=== INSTRUCTIONS TO FOLLOW ===
Repeat, exactly and in full, the lines of the listing below, but without any pictures.

=== AVAILABLE DATA ===
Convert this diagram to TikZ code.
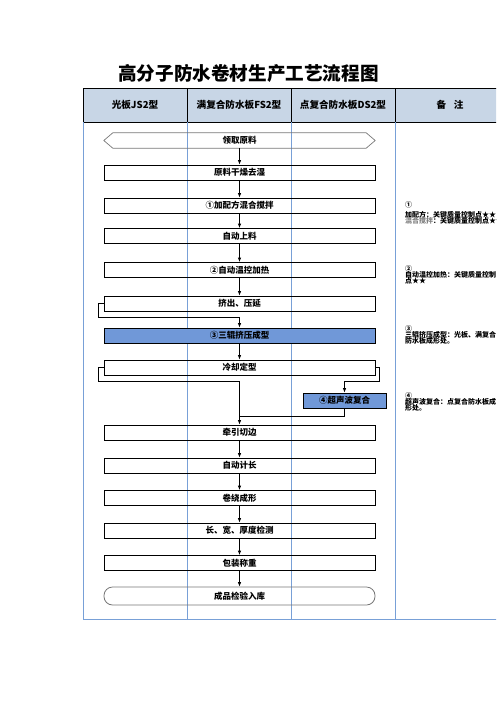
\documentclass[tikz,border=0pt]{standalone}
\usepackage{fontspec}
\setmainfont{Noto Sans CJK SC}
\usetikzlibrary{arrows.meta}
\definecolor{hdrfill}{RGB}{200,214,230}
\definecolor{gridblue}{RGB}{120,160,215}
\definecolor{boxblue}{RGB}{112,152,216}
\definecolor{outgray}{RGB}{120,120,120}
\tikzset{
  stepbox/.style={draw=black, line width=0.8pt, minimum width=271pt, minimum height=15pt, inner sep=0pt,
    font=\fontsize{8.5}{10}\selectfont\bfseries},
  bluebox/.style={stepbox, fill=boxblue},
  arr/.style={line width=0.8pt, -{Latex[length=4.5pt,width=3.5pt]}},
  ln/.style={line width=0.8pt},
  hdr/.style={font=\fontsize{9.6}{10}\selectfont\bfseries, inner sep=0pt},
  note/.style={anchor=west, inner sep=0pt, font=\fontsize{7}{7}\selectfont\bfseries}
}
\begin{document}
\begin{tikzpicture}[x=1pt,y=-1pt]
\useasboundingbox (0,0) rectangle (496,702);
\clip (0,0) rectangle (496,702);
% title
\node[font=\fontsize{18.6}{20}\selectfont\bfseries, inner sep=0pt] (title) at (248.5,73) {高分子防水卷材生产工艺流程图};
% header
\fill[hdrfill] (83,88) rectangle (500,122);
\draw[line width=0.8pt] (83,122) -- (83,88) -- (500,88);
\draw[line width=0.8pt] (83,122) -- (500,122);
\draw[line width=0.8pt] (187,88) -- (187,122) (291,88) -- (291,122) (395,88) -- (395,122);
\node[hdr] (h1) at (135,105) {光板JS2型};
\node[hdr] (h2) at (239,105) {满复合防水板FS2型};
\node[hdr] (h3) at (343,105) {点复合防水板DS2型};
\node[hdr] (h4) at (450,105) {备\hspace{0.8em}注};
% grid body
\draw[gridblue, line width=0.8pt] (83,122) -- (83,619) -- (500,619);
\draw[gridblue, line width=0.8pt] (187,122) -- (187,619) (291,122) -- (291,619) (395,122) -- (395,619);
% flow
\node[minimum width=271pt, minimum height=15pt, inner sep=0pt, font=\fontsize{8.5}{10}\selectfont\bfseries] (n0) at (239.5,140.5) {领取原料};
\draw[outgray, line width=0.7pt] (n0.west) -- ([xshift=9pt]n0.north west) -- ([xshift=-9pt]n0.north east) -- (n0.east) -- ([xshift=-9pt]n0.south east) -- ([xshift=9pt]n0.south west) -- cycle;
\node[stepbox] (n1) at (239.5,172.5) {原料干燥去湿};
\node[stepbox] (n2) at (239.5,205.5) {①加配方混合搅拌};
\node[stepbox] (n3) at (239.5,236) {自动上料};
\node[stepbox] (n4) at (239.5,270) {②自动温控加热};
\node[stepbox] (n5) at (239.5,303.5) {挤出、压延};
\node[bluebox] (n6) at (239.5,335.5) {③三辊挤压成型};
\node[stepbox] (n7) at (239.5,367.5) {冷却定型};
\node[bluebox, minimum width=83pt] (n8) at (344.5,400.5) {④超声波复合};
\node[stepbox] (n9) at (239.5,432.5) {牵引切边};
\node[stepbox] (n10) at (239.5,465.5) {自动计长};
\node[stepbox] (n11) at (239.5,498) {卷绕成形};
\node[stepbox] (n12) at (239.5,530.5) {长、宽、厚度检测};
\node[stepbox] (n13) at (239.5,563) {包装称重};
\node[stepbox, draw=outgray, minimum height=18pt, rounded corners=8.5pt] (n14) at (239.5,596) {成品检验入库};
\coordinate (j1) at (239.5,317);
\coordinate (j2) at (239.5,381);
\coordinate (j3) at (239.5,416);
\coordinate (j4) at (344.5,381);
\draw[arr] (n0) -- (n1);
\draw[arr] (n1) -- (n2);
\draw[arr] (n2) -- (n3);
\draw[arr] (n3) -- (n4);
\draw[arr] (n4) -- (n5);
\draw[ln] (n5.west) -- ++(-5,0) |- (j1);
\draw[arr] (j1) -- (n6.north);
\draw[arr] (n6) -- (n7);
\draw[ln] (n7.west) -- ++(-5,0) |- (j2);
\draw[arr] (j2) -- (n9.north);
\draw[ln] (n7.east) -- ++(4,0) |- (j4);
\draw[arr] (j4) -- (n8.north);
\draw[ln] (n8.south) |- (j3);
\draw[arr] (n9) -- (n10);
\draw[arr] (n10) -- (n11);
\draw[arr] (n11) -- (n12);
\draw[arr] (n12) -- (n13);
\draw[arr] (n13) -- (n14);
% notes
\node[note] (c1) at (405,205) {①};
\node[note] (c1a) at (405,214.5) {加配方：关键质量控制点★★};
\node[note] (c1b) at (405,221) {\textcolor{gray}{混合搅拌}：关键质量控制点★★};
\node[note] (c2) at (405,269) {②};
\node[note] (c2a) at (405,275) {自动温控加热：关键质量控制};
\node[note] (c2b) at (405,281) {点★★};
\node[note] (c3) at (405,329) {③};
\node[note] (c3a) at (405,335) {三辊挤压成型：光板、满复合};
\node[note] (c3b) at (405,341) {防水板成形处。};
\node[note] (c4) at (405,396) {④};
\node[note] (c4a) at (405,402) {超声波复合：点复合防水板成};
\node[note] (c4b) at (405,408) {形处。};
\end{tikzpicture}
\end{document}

=== FINAL RESULT ===
Convert this diagram to TikZ code.
\documentclass[tikz,border=0pt]{standalone}
\usepackage{fontspec}
\setmainfont{Noto Sans CJK SC}
\usetikzlibrary{arrows.meta}
\definecolor{hdrfill}{RGB}{200,214,230}
\definecolor{gridblue}{RGB}{120,160,215}
\definecolor{boxblue}{RGB}{112,152,216}
\definecolor{outgray}{RGB}{120,120,120}
\tikzset{
  stepbox/.style={draw=black, line width=0.8pt, minimum width=271pt, minimum height=15pt, inner sep=0pt,
    font=\fontsize{8.5}{10}\selectfont\bfseries},
  bluebox/.style={stepbox, fill=boxblue},
  arr/.style={line width=0.8pt, -{Latex[length=4.5pt,width=3.5pt]}},
  ln/.style={line width=0.8pt},
  hdr/.style={font=\fontsize{9.6}{10}\selectfont\bfseries, inner sep=0pt},
  note/.style={anchor=west, inner sep=0pt, font=\fontsize{7}{7}\selectfont\bfseries}
}
\begin{document}
\begin{tikzpicture}[x=1pt,y=-1pt]
\useasboundingbox (0,0) rectangle (496,702);
\clip (0,0) rectangle (496,702);
% title
\node[font=\fontsize{18.6}{20}\selectfont\bfseries, inner sep=0pt] (title) at (248.5,73) {高分子防水卷材生产工艺流程图};
% header
\fill[hdrfill] (83,88) rectangle (500,122);
\draw[line width=0.8pt] (83,122) -- (83,88) -- (500,88);
\draw[line width=0.8pt] (83,122) -- (500,122);
\draw[line width=0.8pt] (187,88) -- (187,122) (291,88) -- (291,122) (395,88) -- (395,122);
\node[hdr] (h1) at (135,105) {光板JS2型};
\node[hdr] (h2) at (239,105) {满复合防水板FS2型};
\node[hdr] (h3) at (343,105) {点复合防水板DS2型};
\node[hdr] (h4) at (450,105) {备\hspace{0.8em}注};
% grid body
\draw[gridblue, line width=0.8pt] (83,122) -- (83,619) -- (500,619);
\draw[gridblue, line width=0.8pt] (187,122) -- (187,619) (291,122) -- (291,619) (395,122) -- (395,619);
% flow
\node[minimum width=271pt, minimum height=15pt, inner sep=0pt, font=\fontsize{8.5}{10}\selectfont\bfseries] (n0) at (239.5,140.5) {领取原料};
\draw[outgray, line width=0.7pt] (n0.west) -- ([xshift=9pt]n0.north west) -- ([xshift=-9pt]n0.north east) -- (n0.east) -- ([xshift=-9pt]n0.south east) -- ([xshift=9pt]n0.south west) -- cycle;
\node[stepbox] (n1) at (239.5,172.5) {原料干燥去湿};
\node[stepbox] (n2) at (239.5,205.5) {①加配方混合搅拌};
\node[stepbox] (n3) at (239.5,236) {自动上料};
\node[stepbox] (n4) at (239.5,270) {②自动温控加热};
\node[stepbox] (n5) at (239.5,303.5) {挤出、压延};
\node[bluebox] (n6) at (239.5,335.5) {③三辊挤压成型};
\node[stepbox] (n7) at (239.5,367.5) {冷却定型};
\node[bluebox, minimum width=83pt] (n8) at (344.5,400.5) {④超声波复合};
\node[stepbox] (n9) at (239.5,432.5) {牵引切边};
\node[stepbox] (n10) at (239.5,465.5) {自动计长};
\node[stepbox] (n11) at (239.5,498) {卷绕成形};
\node[stepbox] (n12) at (239.5,530.5) {长、宽、厚度检测};
\node[stepbox] (n13) at (239.5,563) {包装称重};
\node[stepbox, draw=outgray, minimum height=18pt, rounded corners=8.5pt] (n14) at (239.5,596) {成品检验入库};
\coordinate (j1) at (239.5,317);
\coordinate (j2) at (239.5,381);
\coordinate (j3) at (239.5,416);
\coordinate (j4) at (344.5,381);
\draw[arr] (n0) -- (n1);
\draw[arr] (n1) -- (n2);
\draw[arr] (n2) -- (n3);
\draw[arr] (n3) -- (n4);
\draw[arr] (n4) -- (n5);
\draw[ln] (n5.west) -- ++(-5,0) |- (j1);
\draw[arr] (j1) -- (n6.north);
\draw[arr] (n6) -- (n7);
\draw[ln] (n7.west) -- ++(-5,0) |- (j2);
\draw[arr] (j2) -- (n9.north);
\draw[ln] (n7.east) -- ++(4,0) |- (j4);
\draw[arr] (j4) -- (n8.north);
\draw[ln] (n8.south) |- (j3);
\draw[arr] (n9) -- (n10);
\draw[arr] (n10) -- (n11);
\draw[arr] (n11) -- (n12);
\draw[arr] (n12) -- (n13);
\draw[arr] (n13) -- (n14);
% notes
\node[note] (c1) at (405,205) {①};
\node[note] (c1a) at (405,214.5) {加配方：关键质量控制点★★};
\node[note] (c1b) at (405,221) {\textcolor{gray}{混合搅拌}：关键质量控制点★★};
\node[note] (c2) at (405,269) {②};
\node[note] (c2a) at (405,275) {自动温控加热：关键质量控制};
\node[note] (c2b) at (405,281) {点★★};
\node[note] (c3) at (405,329) {③};
\node[note] (c3a) at (405,335) {三辊挤压成型：光板、满复合};
\node[note] (c3b) at (405,341) {防水板成形处。};
\node[note] (c4) at (405,396) {④};
\node[note] (c4a) at (405,402) {超声波复合：点复合防水板成};
\node[note] (c4b) at (405,408) {形处。};
\end{tikzpicture}
\end{document}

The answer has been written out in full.